O pedido à Setec e ao Condepacc (Conselho de Defesa do Patrimônio Cultural de Campinas) revela uma parceria que se ampara no respeito mútuo. Os contatos entre os representantes do município e os responsáveis pela manutenção e a limpeza do Santuário do Seu Tranca Ruas das Almas são frequentes. A relação é reconhecida pela Setec (leia a nota abaixo) e o diálogo com o Condepacc pode fazer o espaço se tornar patrimônio cultural da cidade.

Mas enquanto espera pelo reconhecimento da Prefeitura e de ter uma data oficial no calendário da cidade, Ruas não tira o foco do cotidiano de limpeza e visitas ao santuário. Além dele, uma mãe de santo e voluntários também cuidam do local. A meta atual é deixar tudo pronto para a 7ª Homenagem e Saudação ao Senhor Tranca Ruas, marcada para acontecer às 9h do dia 16 de julho.

Perguntado sobre como é a rotina no local, inclusive, pede aos visitantes, adeptos e seguidores da religião e do guardião que respeitem o entorno e o abrigo da imagem, já que é comum fixarem velas na tela do portão e deixarem alimentos como oferendas. Sobre isso, o pai de santo pontua que há um espaço próprio para velas e presentes do lado direito do santuário, em uma base.

QUEM É SEU TRANCA RUAS?

Seu Tranca Rua das Almas é uma das entidades mais antigas e cultuadas na umbanda. A figura dele é representada muitas vezes como um homem sábio e poderoso que atua como guardião e protetor dos caminhos. Por esse motivo, é comum que aqueles que o cultuam peçam para que ele cuide das decisões e escolhas e os ajude a cuidar dos passos dados em vários aspectos da vida.

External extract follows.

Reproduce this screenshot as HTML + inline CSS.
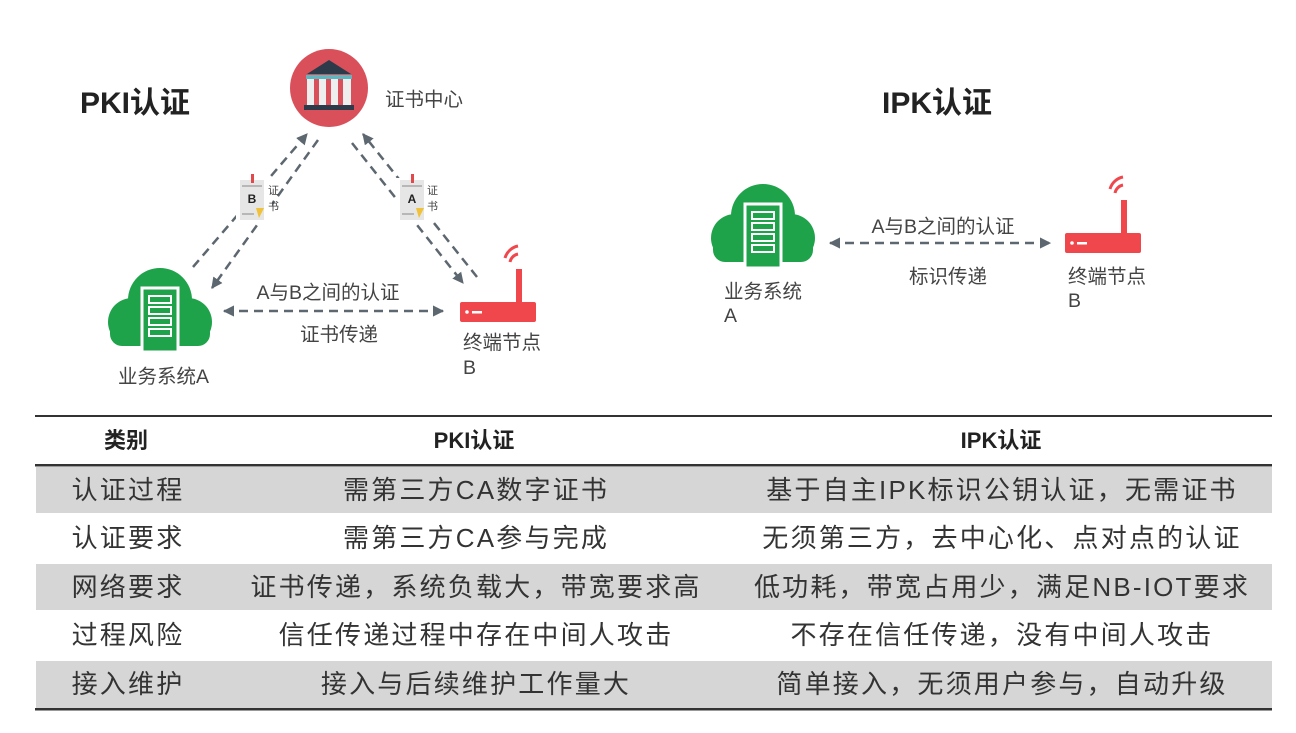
<!DOCTYPE html>
<html><head><meta charset="utf-8"><style>
body{margin:0;background:#fff;width:1296px;height:733px;overflow:hidden;font-family:"Liberation Sans","Noto Sans CJK SC",sans-serif}
svg{position:absolute;left:0;top:0}
text{font-family:"Liberation Sans","Noto Sans CJK SC",sans-serif}
</style></head><body>
<svg width="1296" height="733" viewBox="0 0 1296 733">
<defs>
<marker id="ah" viewBox="0 0 10 10" refX="9" refY="5" markerWidth="4.5" markerHeight="4.5" orient="auto-start-reverse"><path d="M0,0 L10,5 L0,10 z" fill="#5d6770"/></marker>
<g id="cloud">
<circle cx="-28" cy="10" r="24" fill="#1fa34a"/><circle cx="28" cy="10" r="24" fill="#1fa34a"/>
<circle cx="0" cy="-12" r="32" fill="#1fa34a"/><rect x="-50" y="8" width="100" height="26" rx="12" fill="#1fa34a"/>
<rect x="-18" y="-24" width="36" height="64" fill="#1fa34a" stroke="#fff" stroke-width="3"/>
<rect x="-11" y="-16" width="22" height="7" fill="none" stroke="#fff" stroke-width="2"/>
<rect x="-11" y="-5" width="22" height="7" fill="none" stroke="#fff" stroke-width="2"/>
<rect x="-11" y="6" width="22" height="7" fill="none" stroke="#fff" stroke-width="2"/>
<rect x="-11" y="17" width="22" height="7" fill="none" stroke="#fff" stroke-width="2"/>
</g>
<g id="router">
<rect x="0" y="0" width="76" height="20" rx="2" fill="#f0474c"/>
<rect x="56" y="-33" width="6" height="34" fill="#f0474c"/>
<path d="M50,-40 a10,10 0 0 1 8,-8" stroke="#f0474c" stroke-width="3" fill="none"/>
<path d="M45,-44 a17,17 0 0 1 13,-12" stroke="#f0474c" stroke-width="3" fill="none"/>
<circle cx="7" cy="10" r="1.8" fill="#fff"/><rect x="12" y="9" width="10" height="2.5" fill="#fff"/>
</g>
<g id="cert">
<rect x="0" y="0" width="24" height="40" fill="#e6e6e6"/>
<rect x="11" y="-6" width="3" height="9" fill="#e04a4a"/>
<line x1="2" y1="6" x2="22" y2="6" stroke="#888" stroke-width="1"/>
<line x1="2" y1="34" x2="14" y2="34" stroke="#888" stroke-width="1"/>
<path d="M16,28 L24,28 L19,38 z" fill="#f0c23a"/>
</g>
</defs>

<text x="80" y="113" font-size="30" font-weight="bold" fill="#222">PKI认证</text>
<text x="882" y="113" font-size="30" font-weight="bold" fill="#222">IPK认证</text>

<!-- CA -->
<circle cx="329" cy="88" r="39" fill="#d9505a"/>
<path d="M307,74 L329,60 L351,74 z" fill="#2d3a4a"/>
<rect x="306" y="75" width="46" height="4" fill="#5cb8c0"/>
<rect x="307" y="79" width="44" height="26" fill="#eee"/>
<rect x="314" y="79" width="5" height="26" fill="#d9505a"/><rect x="326" y="79" width="5" height="26" fill="#d9505a"/><rect x="338" y="79" width="5" height="26" fill="#d9505a"/>
<rect x="304" y="105" width="50" height="5" fill="#2d3a4a"/>
<text x="385" y="106" font-size="19.5" fill="#444">证书中心</text>

<g stroke="#5d6770" stroke-width="2.5" stroke-dasharray="9,6" fill="none">
<line x1="193" y1="267" x2="307" y2="134" marker-end="url(#ah)"/>
<line x1="318" y1="140" x2="212" y2="288" marker-end="url(#ah)"/>
<line x1="477" y1="277" x2="363" y2="134" marker-end="url(#ah)"/>
<line x1="352" y1="143" x2="463" y2="283" marker-end="url(#ah)"/>
<line x1="224" y1="311" x2="443" y2="311" marker-start="url(#ah)" marker-end="url(#ah)"/>
<line x1="830" y1="243" x2="1050" y2="243" marker-start="url(#ah)" marker-end="url(#ah)"/>
</g>

<rect x="236" y="178" width="36" height="46" fill="#fff"/>
<use href="#cert" x="240" y="180"/>
<text x="252" y="203" font-size="12" font-weight="bold" text-anchor="middle" fill="#222">B</text>
<text x="268" y="194" font-size="11" fill="#444">证</text><text x="268" y="210" font-size="11" fill="#444">书</text>
<rect x="396" y="178" width="36" height="46" fill="#fff"/>
<use href="#cert" x="400" y="180"/>
<text x="412" y="203" font-size="12" font-weight="bold" text-anchor="middle" fill="#222">A</text>
<text x="427" y="194" font-size="11" fill="#444">证</text><text x="427" y="210" font-size="11" fill="#444">书</text>

<use href="#cloud" x="160" y="312"/>
<use href="#router" x="460" y="302"/>
<text x="328" y="299" font-size="19.5" text-anchor="middle" fill="#444">A与B之间的认证</text>
<text x="339" y="341" font-size="19.5" text-anchor="middle" fill="#444">证书传递</text>
<text x="118" y="383" font-size="19.5" fill="#444">业务系统A</text>
<text x="463" y="349" font-size="19.5" fill="#444">终端节点</text>
<text x="463" y="374" font-size="19.5" fill="#444">B</text>

<use href="#cloud" x="763" y="228"/>
<use href="#router" x="1065" y="233"/>
<text x="943" y="233" font-size="19.5" text-anchor="middle" fill="#444">A与B之间的认证</text>
<text x="948" y="283" font-size="19.5" text-anchor="middle" fill="#444">标识传递</text>
<text x="724" y="298" font-size="19.5" fill="#444">业务系统</text>
<text x="724" y="322" font-size="19.5" fill="#444">A</text>
<text x="1068" y="283" font-size="19.5" fill="#444">终端节点</text>
<text x="1068" y="307" font-size="19.5" fill="#444">B</text>

<!-- table -->
<rect x="36" y="467" width="1236" height="46" fill="#d6d6d6"/>
<rect x="36" y="564" width="1236" height="46" fill="#d6d6d6"/>
<rect x="36" y="661" width="1236" height="47" fill="#d6d6d6"/>
<rect x="35" y="415" width="1237" height="2" fill="#333"/>
<rect x="35" y="464" width="1237" height="2.5" fill="#333"/>
<rect x="35" y="708" width="1237" height="2.5" fill="#333"/>
<g font-size="22" font-weight="bold" fill="#222" text-anchor="middle">
<text x="126" y="448">类别</text><text x="474" y="448">PKI认证</text><text x="1001" y="448">IPK认证</text>
</g>
<g font-size="26" fill="#333" text-anchor="middle" letter-spacing="2.2">
<text x="128" y="499">认证过程</text><text x="476" y="499">需第三方CA数字证书</text><text x="1002" y="499">基于自主IPK标识公钥认证，无需证书</text>
<text x="128" y="547">认证要求</text><text x="476" y="547">需第三方CA参与完成</text><text x="1002" y="547">无须第三方，去中心化、点对点的认证</text>
<text x="128" y="596">网络要求</text><text x="476" y="596">证书传递，系统负载大，带宽要求高</text><text x="1002" y="596">低功耗，带宽占用少，满足NB-IOT要求</text>
<text x="128" y="644">过程风险</text><text x="476" y="644">信任传递过程中存在中间人攻击</text><text x="1002" y="644">不存在信任传递，没有中间人攻击</text>
<text x="128" y="693">接入维护</text><text x="476" y="693">接入与后续维护工作量大</text><text x="1002" y="693">简单接入，无须用户参与，自动升级</text>
</g>
</svg>
</body></html>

A entidade é um Exu, figura responsável pela limpeza astral dos caminhos. A linha “das Almas”, inclusive, é considerada uma falange para algumas vertentes da umbanda. A entidade também integra o panteão da quimbanda e alguns terreiros do candomblé também costumam louvar Seu Tranca Ruas.

O QUE DIZ A SETEC?

Em nota enviada ao acidade on Campinas, a Setec informa que “mantém contato institucional com os mantenedores” do santuário “através do senhor Ruas e do Babalorixá Geizo de Sango, que é o presidente regional da Acoucai (Associação das Comunidades Tradicionais e de Cultura Popular Brasileira)”.

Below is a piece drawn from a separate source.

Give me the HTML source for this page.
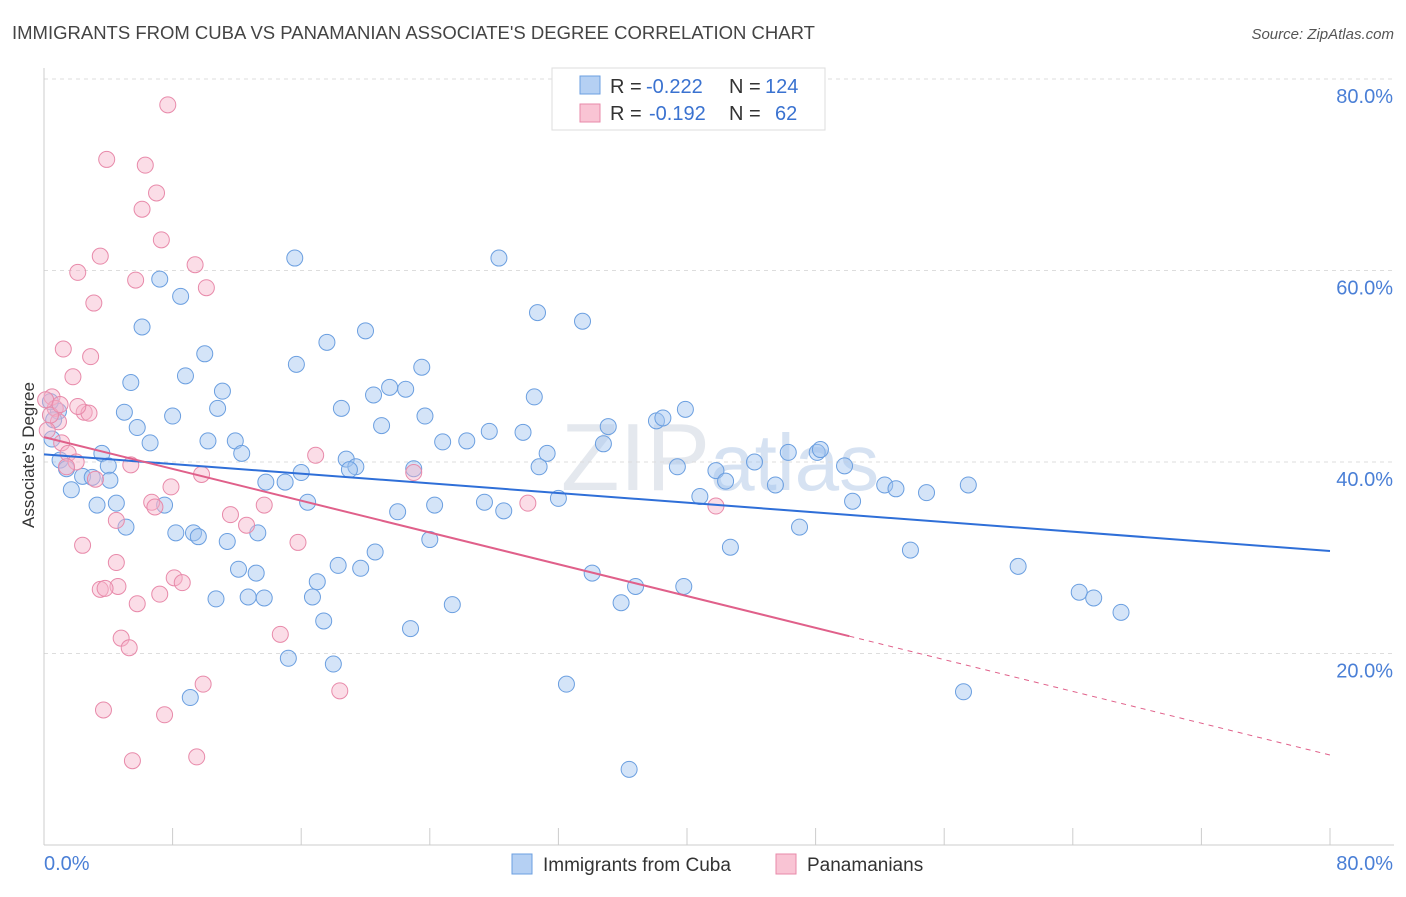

Conforme o texto divulgado pela assessoria, os mantenedores, assim como os frequentadores, têm uma convivência saudável e cordial com a autarquia.

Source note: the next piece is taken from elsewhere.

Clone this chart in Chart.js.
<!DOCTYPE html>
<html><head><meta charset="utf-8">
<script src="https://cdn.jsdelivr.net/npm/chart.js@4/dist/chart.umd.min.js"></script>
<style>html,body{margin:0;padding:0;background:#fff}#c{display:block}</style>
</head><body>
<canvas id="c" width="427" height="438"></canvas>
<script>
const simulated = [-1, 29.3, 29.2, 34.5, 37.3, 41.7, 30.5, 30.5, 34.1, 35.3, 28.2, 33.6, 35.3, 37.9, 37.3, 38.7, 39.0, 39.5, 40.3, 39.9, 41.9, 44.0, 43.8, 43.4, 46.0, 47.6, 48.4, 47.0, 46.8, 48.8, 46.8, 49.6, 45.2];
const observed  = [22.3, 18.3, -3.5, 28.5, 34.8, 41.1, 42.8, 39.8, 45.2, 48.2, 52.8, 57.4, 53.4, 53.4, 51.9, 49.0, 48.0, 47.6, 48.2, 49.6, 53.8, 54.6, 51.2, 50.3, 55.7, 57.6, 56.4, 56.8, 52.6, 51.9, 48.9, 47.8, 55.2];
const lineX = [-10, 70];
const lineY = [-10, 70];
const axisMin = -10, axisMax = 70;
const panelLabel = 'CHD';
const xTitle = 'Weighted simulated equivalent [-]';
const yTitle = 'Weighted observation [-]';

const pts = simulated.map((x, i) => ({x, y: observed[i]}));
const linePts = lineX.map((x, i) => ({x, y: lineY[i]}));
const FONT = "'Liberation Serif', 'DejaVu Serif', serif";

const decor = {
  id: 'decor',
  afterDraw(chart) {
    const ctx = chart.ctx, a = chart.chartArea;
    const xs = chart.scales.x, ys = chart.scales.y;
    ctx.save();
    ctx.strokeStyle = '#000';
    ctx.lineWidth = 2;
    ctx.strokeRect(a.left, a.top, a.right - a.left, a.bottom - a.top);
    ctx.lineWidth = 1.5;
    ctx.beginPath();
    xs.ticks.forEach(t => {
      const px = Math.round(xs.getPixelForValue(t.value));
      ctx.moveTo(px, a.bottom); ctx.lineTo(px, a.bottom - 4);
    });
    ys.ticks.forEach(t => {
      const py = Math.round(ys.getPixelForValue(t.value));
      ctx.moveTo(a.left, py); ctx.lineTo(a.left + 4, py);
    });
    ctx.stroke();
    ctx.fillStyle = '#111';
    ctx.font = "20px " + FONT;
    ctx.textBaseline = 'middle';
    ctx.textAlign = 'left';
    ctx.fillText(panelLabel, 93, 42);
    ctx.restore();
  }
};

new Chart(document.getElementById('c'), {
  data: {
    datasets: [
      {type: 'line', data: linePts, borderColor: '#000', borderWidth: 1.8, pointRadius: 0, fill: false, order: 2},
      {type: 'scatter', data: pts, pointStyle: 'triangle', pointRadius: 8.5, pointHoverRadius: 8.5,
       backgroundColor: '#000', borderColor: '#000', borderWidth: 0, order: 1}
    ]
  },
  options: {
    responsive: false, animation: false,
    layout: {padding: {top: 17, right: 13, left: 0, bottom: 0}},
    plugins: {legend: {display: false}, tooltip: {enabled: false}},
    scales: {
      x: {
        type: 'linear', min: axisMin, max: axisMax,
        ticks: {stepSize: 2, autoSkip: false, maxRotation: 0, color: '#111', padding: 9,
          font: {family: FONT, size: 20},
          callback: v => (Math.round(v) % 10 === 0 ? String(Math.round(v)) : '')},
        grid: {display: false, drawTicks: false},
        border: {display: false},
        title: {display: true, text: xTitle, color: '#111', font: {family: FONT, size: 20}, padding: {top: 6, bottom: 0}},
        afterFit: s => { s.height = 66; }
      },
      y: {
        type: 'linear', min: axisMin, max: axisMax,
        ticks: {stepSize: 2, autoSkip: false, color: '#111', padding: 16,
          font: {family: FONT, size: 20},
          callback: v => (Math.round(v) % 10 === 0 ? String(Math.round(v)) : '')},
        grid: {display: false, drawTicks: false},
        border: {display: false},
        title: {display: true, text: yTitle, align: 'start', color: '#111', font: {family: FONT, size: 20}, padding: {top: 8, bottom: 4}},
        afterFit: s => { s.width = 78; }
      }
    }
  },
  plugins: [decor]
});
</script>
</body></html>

“A diversidade religiosa representa a liberdade religiosa dos indivíduos e a valorização de todas as manifestações. A Constituição Brasileira (artigo 5º, VI) afirma que a liberdade de consciência e escolha de religião é inviolável e a proteção de locais de cultos e suas liturgias é garantida por lei”, justifica.

Por fim, o comunicado diz que a “Setec busca atuar com igualdade e atenção devidas, perante todas as religiões, e neste sentido, possui um relacionamento muito positivo com frequentadores e mantenedores do santuário”.